In the meantime, motorists should map out alternate routes or use public transit. You can follow live updates of the traffic situation and best alternate routes at the San Gabriel Valley Tribune.

The indefinite closure of an 8-mile stretch was ordered after a double-tanker truck caught fire on the eastbound 60 partially beneath the Paramount Boulevard overcrossing shortly after noon Wednesday. Since the 60 is a major artery, the closure is expected to trigger traffic nightmares, especially since it will put added pressure on other freeways.

Clouds of thick, black smoke wafted skyward as some 200 firefighters from Montebello and the Los Angeles County Fire Department converged on the area to fight the blaze, which left scores of motorists stranded for hours and a firefighter with a leg fracture. No other injuries were reported.

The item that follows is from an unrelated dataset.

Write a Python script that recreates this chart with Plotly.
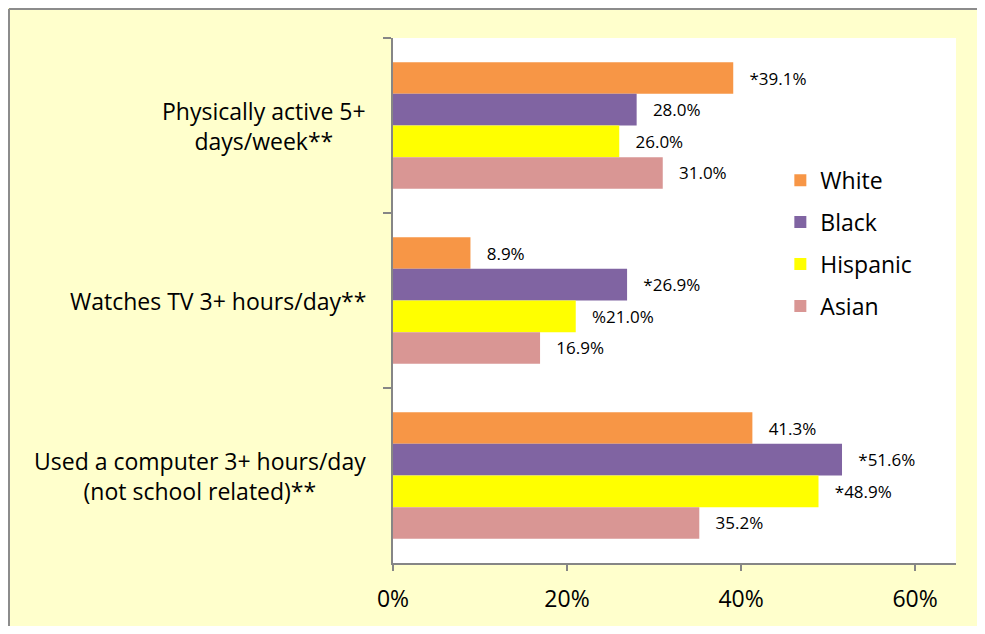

The area from the Long Beach (710) Freeway to the San Gabriel River (605) Freeway is the section that is closed. A preliminary investigation indicated the truck's brakes may have overheated, CHP Officer Vince Ramirez told KCAL9.

Fire crews sprayed a foam-like substance on the fire and by 1 p.m. appeared to have knocked down most of the flames. But then, the fire flared up anew.

"The wind conditions were such, it was kind of pushing the fire to the south and to the east,'' said Montebello Fire Department Chief Tim Wessel. "Unfortunately, that put the main part of the fire further under the bridge, causing further damage to the bridge.''

Around 6 p.m. Wednesday, firefighters were still "in the process of offloading the remainder of 8,800 gallons of gasoline'' in the tanker,'' Wessel said.

He said firefighters did "a good job of dyking and containing the runoff'' to prevent a mixture of gasoline and firefighting foam to pour into storm drains and pollute ocean water.